Paris, like London, has embarked on its legacy project with noble ideals and eloquent promises. Two extended metro lines, opened just before the start of the Games, are a downpayment on the generational task of bridging the historical divide between the chocolate-box centre-ville and the poorer suburbs. The hasty cleaning of the River Seine for the triathlon events is part of a longer-term project to reclaim the river for public use. Organisers have pledged that 32% of the new homes in Saint-Denis, site of the athletes’ village and some of the worst poverty in mainland France, will be set aside for public housing.
But of course the pledge is the easy part. What defines the reality is political will, economic headroom, the gymnastics of the possible in a landscape of increasingly impoverished public sectors. And at the heart of all Olympic legacy projects is a more fundamental question: who sport is for, who should benefit from its largesse, in which direction the money should flow.
“I didn’t bid for the Olympics because I wanted three weeks of sport,” Ken Livingstone once said. The former London mayor knew that big events are increasingly one of the few reliable drivers of infrastructure capital, of unlocking the billions required for genuine transformation. But the cranes dotting the Stratford skyline portend a very different kind of transformation to the one he envisaged.

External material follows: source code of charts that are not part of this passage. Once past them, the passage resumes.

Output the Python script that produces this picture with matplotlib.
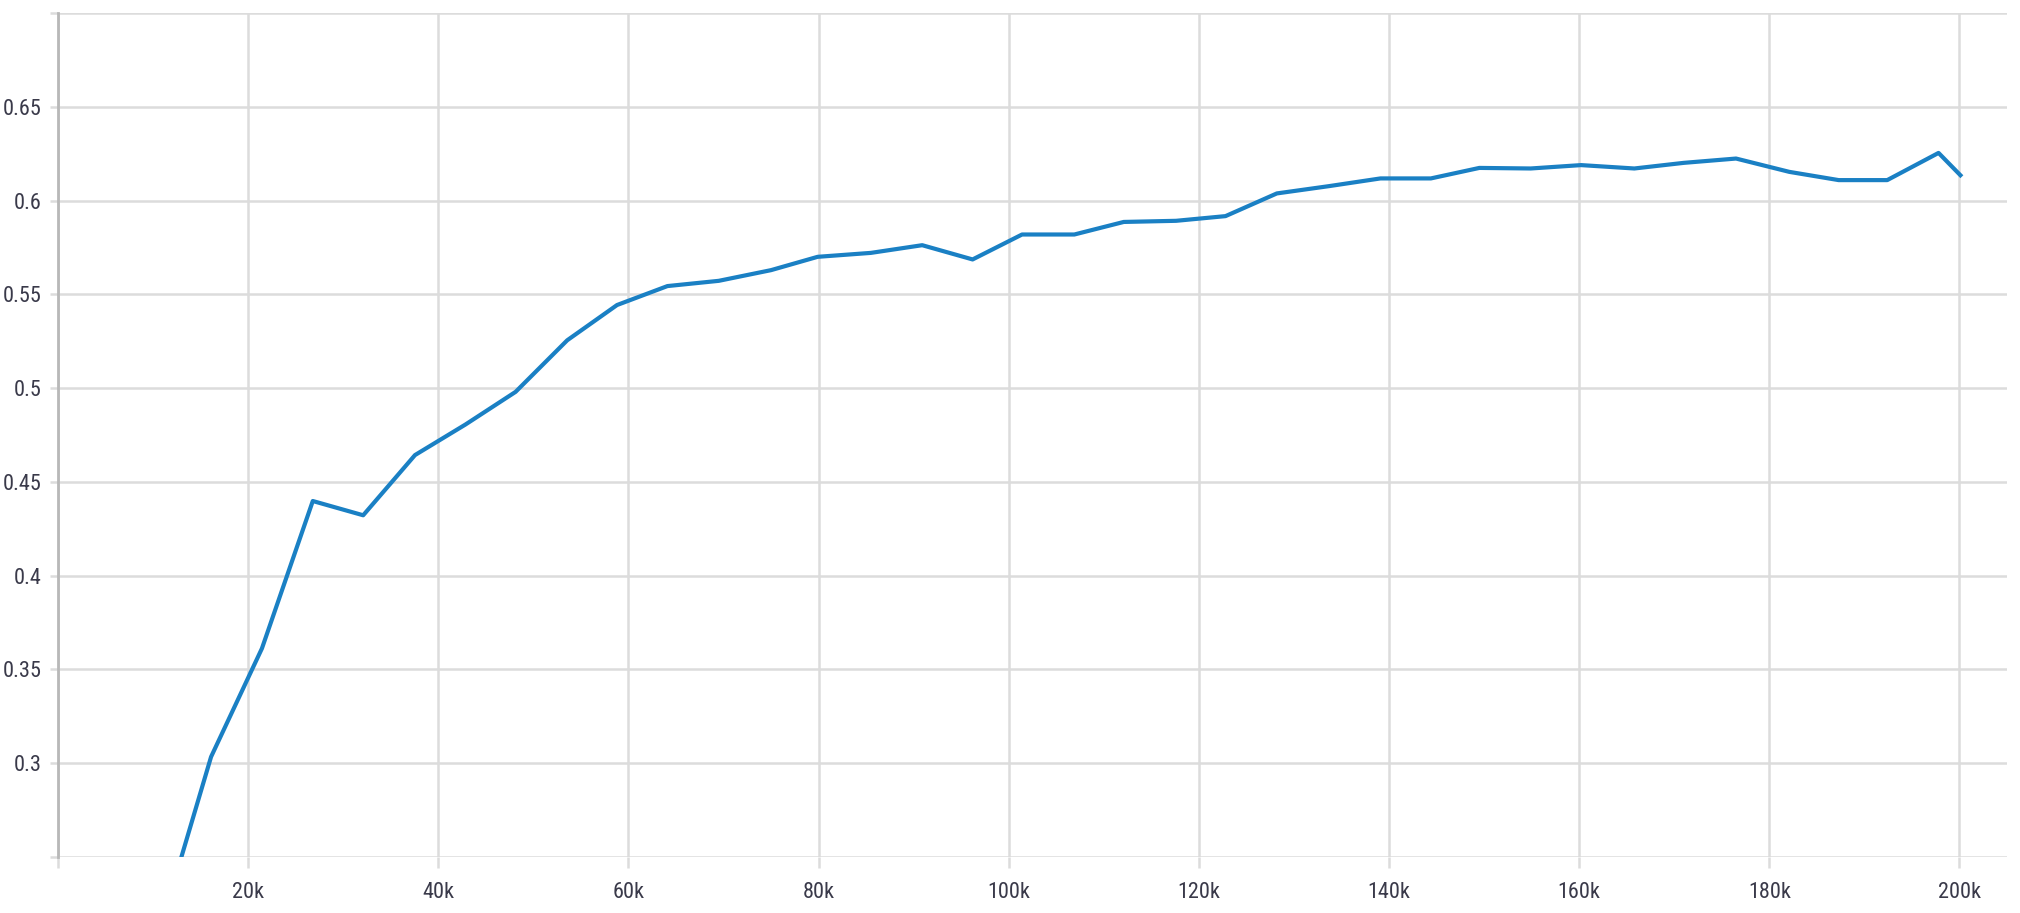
import numpy as np
import matplotlib
matplotlib.use('Agg')
import matplotlib.pyplot as plt

# step (k) and value
steps = [10.7, 16.1, 21.45, 26.8, 32.1, 37.55, 42.86, 48.13, 53.56, 58.8,
         64.1, 69.5, 75.0, 79.9, 85.5, 90.9, 96.2, 101.4, 106.9, 112.1,
         117.6, 122.8, 128.2, 133.7, 139.1, 144.4, 149.5, 154.9, 160.2, 165.8,
         171.0, 176.5, 182.1, 187.3, 192.4, 197.8, 200.1]
values = [0.211, 0.3034, 0.3612, 0.4398, 0.4322, 0.4643, 0.4806, 0.498, 0.5255, 0.5443,
          0.5544, 0.5572, 0.5629, 0.570, 0.5721, 0.5762, 0.5686, 0.5819, 0.5819, 0.5886,
          0.5892, 0.5917, 0.6038, 0.6077, 0.6118, 0.6118, 0.6174, 0.6171, 0.6189, 0.6171,
          0.6201, 0.6224, 0.6153, 0.6109, 0.6109, 0.6254, 0.6135]

xticks = [0, 20, 40, 60, 80, 100, 120, 140, 160, 180, 200]
xlabels = [''] + ['%dk' % t for t in xticks[1:]]
yticks = [0.25, 0.3, 0.35, 0.4, 0.45, 0.5, 0.55, 0.6, 0.65, 0.7]
ylabels = [''] + ['%g' % t for t in yticks[1:-1]] + ['']

fnt = ['DejaVu Sans Condensed', 'Liberation Sans Narrow', 'Roboto Condensed', 'Liberation Sans']
grid_c = '#dcdcdc'

fig = plt.figure(figsize=(20.2, 9.13), dpi=100)
ax = fig.add_axes([58/2020, 56/913, (2007-58)/2020, (857-13)/913])

x = np.array(steps) * 1000
ax.plot(x, values, color='#1a80c4', lw=3.0, solid_joinstyle='round', zorder=3)

ax.set_xlim(0, 205000)
ax.set_ylim(0.25, 0.7)
ax.set_xticks([t * 1000 for t in xticks])
ax.set_xticklabels(xlabels)
ax.set_yticks(yticks)
ax.set_yticklabels(ylabels)

ax.grid(True, color=grid_c, lw=1.8, zorder=0)
for s in ['top', 'right', 'bottom']:
    ax.spines[s].set_visible(False)
ax.spines['left'].set_color('#b8b8b8')
ax.spines['left'].set_linewidth(2)

ax.tick_params(axis='y', length=6, width=1.8, color=grid_c, pad=6, labelsize=16, labelcolor='#3a3a4a')
ax.tick_params(axis='x', length=8, width=1.8, color=grid_c, pad=10, labelsize=16, labelcolor='#3a3a4a')
for lab in ax.get_xticklabels() + ax.get_yticklabels():
    lab.set_family(fnt)
    lab.set_stretch('condensed')

fig.savefig('out.png', dpi=100, facecolor='white')
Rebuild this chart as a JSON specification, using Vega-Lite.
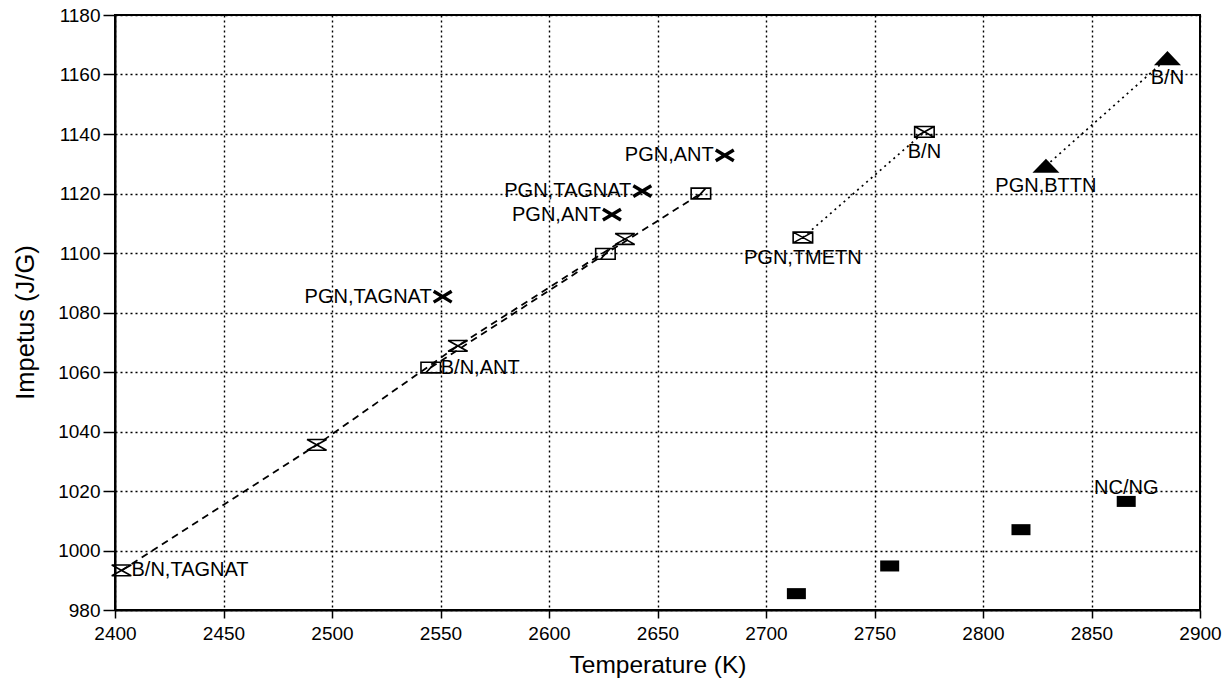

The London housing crisis continues to accelerate. Immigrants will continue to be blamed for it. The mayor, Sadiq Khan, has tried to undo much of the damage wreaked by his fundamentally unserious predecessor Boris Johnson, whose idea of a social good was a giant slide nobody asked for. But in a way, the die has already been cast, the legacy squandered, the mistakes made. Paris, at least, still has a chance to do better.